Material supplied –

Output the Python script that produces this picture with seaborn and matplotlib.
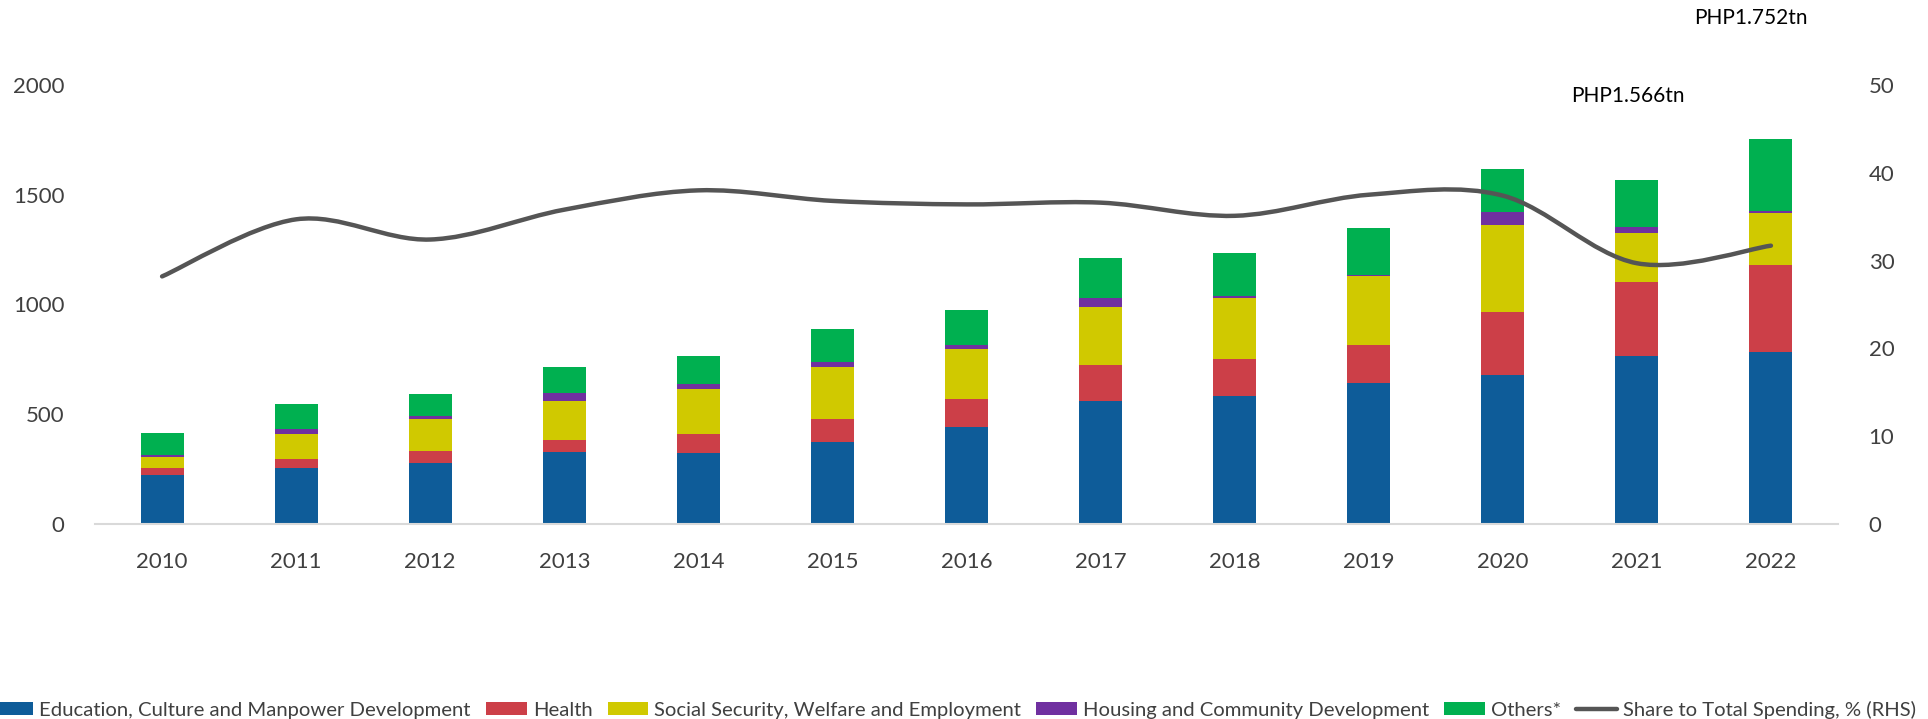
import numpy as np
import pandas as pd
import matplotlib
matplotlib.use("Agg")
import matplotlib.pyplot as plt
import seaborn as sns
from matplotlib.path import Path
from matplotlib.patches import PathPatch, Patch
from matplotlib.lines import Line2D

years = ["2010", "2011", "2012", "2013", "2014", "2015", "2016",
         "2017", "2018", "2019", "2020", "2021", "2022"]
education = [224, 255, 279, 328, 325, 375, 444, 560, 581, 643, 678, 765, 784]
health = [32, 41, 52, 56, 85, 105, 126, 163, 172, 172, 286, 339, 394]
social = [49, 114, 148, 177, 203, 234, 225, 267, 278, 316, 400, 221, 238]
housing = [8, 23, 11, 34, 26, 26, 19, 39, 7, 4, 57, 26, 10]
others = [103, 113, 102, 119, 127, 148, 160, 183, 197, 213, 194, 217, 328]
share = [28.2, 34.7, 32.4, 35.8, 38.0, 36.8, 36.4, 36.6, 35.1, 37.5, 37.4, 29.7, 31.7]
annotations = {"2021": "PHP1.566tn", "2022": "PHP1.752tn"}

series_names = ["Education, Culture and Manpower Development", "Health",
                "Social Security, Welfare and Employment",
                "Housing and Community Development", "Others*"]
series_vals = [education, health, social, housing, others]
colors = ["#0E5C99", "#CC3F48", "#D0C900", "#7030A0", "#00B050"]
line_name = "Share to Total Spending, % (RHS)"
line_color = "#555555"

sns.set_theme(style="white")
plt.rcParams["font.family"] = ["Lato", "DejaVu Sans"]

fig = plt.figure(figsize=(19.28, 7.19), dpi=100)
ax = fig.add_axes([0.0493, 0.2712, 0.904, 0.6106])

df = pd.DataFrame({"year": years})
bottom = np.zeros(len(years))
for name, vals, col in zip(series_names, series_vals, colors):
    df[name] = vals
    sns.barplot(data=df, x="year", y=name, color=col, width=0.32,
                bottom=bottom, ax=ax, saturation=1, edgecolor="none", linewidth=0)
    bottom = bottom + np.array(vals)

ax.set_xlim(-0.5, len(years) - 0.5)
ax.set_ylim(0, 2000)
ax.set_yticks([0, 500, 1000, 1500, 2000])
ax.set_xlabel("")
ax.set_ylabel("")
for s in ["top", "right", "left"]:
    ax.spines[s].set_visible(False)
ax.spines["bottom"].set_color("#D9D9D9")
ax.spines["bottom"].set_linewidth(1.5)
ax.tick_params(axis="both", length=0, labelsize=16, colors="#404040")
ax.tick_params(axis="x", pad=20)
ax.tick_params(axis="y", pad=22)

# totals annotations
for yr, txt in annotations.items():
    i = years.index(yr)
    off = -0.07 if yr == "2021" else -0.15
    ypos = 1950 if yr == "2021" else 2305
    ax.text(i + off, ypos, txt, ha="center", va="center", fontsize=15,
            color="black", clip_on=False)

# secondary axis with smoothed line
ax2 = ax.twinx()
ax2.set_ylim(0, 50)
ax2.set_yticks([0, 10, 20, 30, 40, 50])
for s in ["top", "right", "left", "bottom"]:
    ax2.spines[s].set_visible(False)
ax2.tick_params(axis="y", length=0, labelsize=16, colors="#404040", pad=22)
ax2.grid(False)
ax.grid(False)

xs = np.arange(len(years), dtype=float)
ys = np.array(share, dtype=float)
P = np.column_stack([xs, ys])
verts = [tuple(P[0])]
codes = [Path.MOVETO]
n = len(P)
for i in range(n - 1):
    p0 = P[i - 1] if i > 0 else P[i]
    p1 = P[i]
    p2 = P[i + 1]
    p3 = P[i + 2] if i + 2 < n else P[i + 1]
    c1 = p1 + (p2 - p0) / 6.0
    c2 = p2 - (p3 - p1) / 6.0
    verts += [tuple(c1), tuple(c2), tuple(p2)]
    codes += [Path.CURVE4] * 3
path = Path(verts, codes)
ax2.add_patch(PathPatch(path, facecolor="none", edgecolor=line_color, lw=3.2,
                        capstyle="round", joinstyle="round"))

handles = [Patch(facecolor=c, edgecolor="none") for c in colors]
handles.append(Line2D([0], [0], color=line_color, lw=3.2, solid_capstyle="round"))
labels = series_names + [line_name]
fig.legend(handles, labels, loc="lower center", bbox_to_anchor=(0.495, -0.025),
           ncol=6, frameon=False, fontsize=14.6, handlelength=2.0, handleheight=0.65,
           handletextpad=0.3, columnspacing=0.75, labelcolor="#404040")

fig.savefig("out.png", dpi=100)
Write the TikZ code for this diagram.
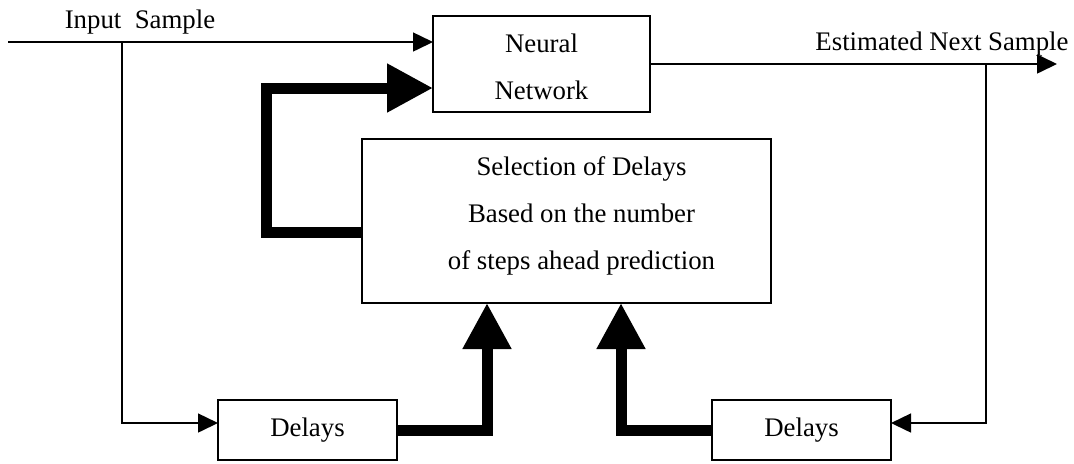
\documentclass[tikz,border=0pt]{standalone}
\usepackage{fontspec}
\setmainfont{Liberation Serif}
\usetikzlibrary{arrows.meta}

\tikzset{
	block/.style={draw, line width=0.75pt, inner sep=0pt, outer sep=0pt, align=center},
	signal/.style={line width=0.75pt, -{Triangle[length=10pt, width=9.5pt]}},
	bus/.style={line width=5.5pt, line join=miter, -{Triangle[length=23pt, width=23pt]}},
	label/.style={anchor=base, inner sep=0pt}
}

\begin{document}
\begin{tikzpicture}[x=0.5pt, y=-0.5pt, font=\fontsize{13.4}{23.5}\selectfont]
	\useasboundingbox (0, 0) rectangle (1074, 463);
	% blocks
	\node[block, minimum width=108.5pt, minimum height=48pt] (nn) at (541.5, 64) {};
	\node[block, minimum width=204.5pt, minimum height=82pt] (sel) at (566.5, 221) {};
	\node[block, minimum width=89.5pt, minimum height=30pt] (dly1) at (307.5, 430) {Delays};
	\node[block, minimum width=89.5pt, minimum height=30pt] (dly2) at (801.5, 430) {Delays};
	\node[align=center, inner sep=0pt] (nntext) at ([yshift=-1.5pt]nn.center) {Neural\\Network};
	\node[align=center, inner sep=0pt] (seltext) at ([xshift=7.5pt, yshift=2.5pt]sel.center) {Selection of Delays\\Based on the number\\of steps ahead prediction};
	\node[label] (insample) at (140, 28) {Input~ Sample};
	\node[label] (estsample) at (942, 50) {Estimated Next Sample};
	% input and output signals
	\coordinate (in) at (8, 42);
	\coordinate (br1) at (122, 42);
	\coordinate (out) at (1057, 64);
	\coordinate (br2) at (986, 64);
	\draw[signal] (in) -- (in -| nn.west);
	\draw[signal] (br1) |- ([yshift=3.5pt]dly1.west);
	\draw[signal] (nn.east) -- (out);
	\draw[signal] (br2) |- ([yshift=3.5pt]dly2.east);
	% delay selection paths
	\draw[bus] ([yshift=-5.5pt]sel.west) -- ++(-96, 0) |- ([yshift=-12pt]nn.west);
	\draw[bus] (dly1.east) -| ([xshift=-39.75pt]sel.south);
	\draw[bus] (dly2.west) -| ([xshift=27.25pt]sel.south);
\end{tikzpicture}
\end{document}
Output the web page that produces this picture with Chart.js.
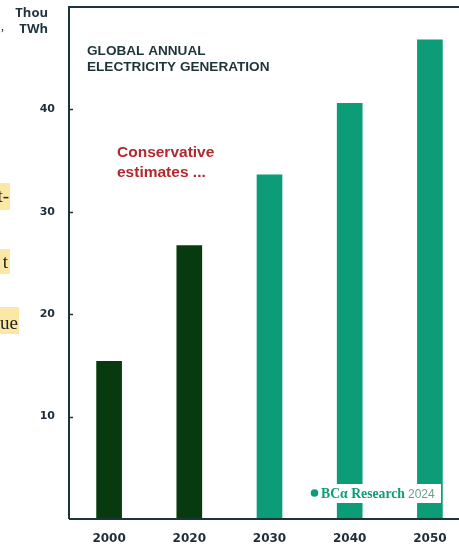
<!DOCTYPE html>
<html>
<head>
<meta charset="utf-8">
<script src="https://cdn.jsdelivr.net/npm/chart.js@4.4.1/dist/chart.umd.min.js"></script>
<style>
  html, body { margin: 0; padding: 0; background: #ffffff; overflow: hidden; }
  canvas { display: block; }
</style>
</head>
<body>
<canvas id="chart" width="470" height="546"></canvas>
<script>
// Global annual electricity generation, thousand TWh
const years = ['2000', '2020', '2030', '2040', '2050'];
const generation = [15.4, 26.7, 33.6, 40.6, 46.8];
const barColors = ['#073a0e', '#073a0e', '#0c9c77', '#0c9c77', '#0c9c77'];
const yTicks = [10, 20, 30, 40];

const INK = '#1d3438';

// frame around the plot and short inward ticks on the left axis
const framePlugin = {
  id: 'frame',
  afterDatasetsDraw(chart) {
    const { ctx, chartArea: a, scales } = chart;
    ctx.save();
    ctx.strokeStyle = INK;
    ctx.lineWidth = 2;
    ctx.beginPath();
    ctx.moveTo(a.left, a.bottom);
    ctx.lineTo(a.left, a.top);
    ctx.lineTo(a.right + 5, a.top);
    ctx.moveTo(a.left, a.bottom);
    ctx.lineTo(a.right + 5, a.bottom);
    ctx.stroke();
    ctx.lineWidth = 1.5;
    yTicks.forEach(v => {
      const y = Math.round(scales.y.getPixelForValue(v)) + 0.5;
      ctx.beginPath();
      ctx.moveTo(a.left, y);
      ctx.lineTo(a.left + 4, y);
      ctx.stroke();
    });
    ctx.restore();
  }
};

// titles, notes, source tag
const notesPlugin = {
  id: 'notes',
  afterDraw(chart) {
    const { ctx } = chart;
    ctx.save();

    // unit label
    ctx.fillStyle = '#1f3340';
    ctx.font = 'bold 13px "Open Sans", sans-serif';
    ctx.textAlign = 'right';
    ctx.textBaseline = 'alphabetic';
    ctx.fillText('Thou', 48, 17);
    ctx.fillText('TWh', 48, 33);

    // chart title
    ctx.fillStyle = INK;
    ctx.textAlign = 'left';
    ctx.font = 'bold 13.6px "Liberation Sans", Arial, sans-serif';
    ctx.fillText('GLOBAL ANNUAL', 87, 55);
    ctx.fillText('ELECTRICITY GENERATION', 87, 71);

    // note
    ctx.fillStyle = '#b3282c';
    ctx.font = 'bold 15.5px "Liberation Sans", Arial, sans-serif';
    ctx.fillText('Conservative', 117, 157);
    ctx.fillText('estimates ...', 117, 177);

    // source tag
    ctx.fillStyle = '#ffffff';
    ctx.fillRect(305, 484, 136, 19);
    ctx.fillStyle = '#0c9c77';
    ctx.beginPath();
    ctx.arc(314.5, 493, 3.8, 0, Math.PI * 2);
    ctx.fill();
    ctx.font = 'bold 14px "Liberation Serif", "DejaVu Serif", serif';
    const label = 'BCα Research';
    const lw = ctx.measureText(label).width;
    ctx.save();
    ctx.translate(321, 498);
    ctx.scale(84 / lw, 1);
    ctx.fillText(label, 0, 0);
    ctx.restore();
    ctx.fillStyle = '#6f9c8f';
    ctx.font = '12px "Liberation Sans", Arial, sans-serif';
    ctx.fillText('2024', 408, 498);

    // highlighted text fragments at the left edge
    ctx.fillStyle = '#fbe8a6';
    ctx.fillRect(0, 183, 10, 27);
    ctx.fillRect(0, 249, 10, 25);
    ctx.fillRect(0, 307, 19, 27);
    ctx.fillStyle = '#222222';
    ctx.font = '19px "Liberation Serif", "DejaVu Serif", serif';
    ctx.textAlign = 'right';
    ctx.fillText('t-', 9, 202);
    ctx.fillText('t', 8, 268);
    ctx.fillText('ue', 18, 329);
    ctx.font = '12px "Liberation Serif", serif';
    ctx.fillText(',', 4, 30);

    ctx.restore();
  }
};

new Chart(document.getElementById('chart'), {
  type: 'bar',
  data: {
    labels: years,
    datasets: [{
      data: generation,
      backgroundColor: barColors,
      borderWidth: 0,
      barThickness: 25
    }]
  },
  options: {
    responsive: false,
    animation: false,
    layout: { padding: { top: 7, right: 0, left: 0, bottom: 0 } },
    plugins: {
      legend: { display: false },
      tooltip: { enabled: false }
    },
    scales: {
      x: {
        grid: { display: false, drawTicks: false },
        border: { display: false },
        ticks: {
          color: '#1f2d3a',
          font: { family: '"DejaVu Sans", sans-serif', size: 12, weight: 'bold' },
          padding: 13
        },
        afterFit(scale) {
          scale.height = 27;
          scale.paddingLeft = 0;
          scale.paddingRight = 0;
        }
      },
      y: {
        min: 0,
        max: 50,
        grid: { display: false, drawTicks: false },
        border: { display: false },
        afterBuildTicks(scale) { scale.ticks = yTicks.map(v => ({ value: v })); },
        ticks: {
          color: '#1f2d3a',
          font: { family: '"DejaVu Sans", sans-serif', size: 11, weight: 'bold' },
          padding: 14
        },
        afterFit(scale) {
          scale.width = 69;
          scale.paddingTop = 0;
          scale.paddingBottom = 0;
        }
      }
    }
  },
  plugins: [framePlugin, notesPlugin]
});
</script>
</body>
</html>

Brief – From the line containing "Output the web" through the line containing "ctx.fillText('ELECTRICITY GENERATION', 87, 71);", copy every line above exactly, without pictures.

Task output –
Output the web page that produces this picture with Chart.js.
<!DOCTYPE html>
<html>
<head>
<meta charset="utf-8">
<script src="https://cdn.jsdelivr.net/npm/chart.js@4.4.1/dist/chart.umd.min.js"></script>
<style>
  html, body { margin: 0; padding: 0; background: #ffffff; overflow: hidden; }
  canvas { display: block; }
</style>
</head>
<body>
<canvas id="chart" width="470" height="546"></canvas>
<script>
// Global annual electricity generation, thousand TWh
const years = ['2000', '2020', '2030', '2040', '2050'];
const generation = [15.4, 26.7, 33.6, 40.6, 46.8];
const barColors = ['#073a0e', '#073a0e', '#0c9c77', '#0c9c77', '#0c9c77'];
const yTicks = [10, 20, 30, 40];

const INK = '#1d3438';

// frame around the plot and short inward ticks on the left axis
const framePlugin = {
  id: 'frame',
  afterDatasetsDraw(chart) {
    const { ctx, chartArea: a, scales } = chart;
    ctx.save();
    ctx.strokeStyle = INK;
    ctx.lineWidth = 2;
    ctx.beginPath();
    ctx.moveTo(a.left, a.bottom);
    ctx.lineTo(a.left, a.top);
    ctx.lineTo(a.right + 5, a.top);
    ctx.moveTo(a.left, a.bottom);
    ctx.lineTo(a.right + 5, a.bottom);
    ctx.stroke();
    ctx.lineWidth = 1.5;
    yTicks.forEach(v => {
      const y = Math.round(scales.y.getPixelForValue(v)) + 0.5;
      ctx.beginPath();
      ctx.moveTo(a.left, y);
      ctx.lineTo(a.left + 4, y);
      ctx.stroke();
    });
    ctx.restore();
  }
};

// titles, notes, source tag
const notesPlugin = {
  id: 'notes',
  afterDraw(chart) {
    const { ctx } = chart;
    ctx.save();

    // unit label
    ctx.fillStyle = '#1f3340';
    ctx.font = 'bold 13px "Open Sans", sans-serif';
    ctx.textAlign = 'right';
    ctx.textBaseline = 'alphabetic';
    ctx.fillText('Thou', 48, 17);
    ctx.fillText('TWh', 48, 33);

    // chart title
    ctx.fillStyle = INK;
    ctx.textAlign = 'left';
    ctx.font = 'bold 13.6px "Liberation Sans", Arial, sans-serif';
    ctx.fillText('GLOBAL ANNUAL', 87, 55);
    ctx.fillText('ELECTRICITY GENERATION', 87, 71);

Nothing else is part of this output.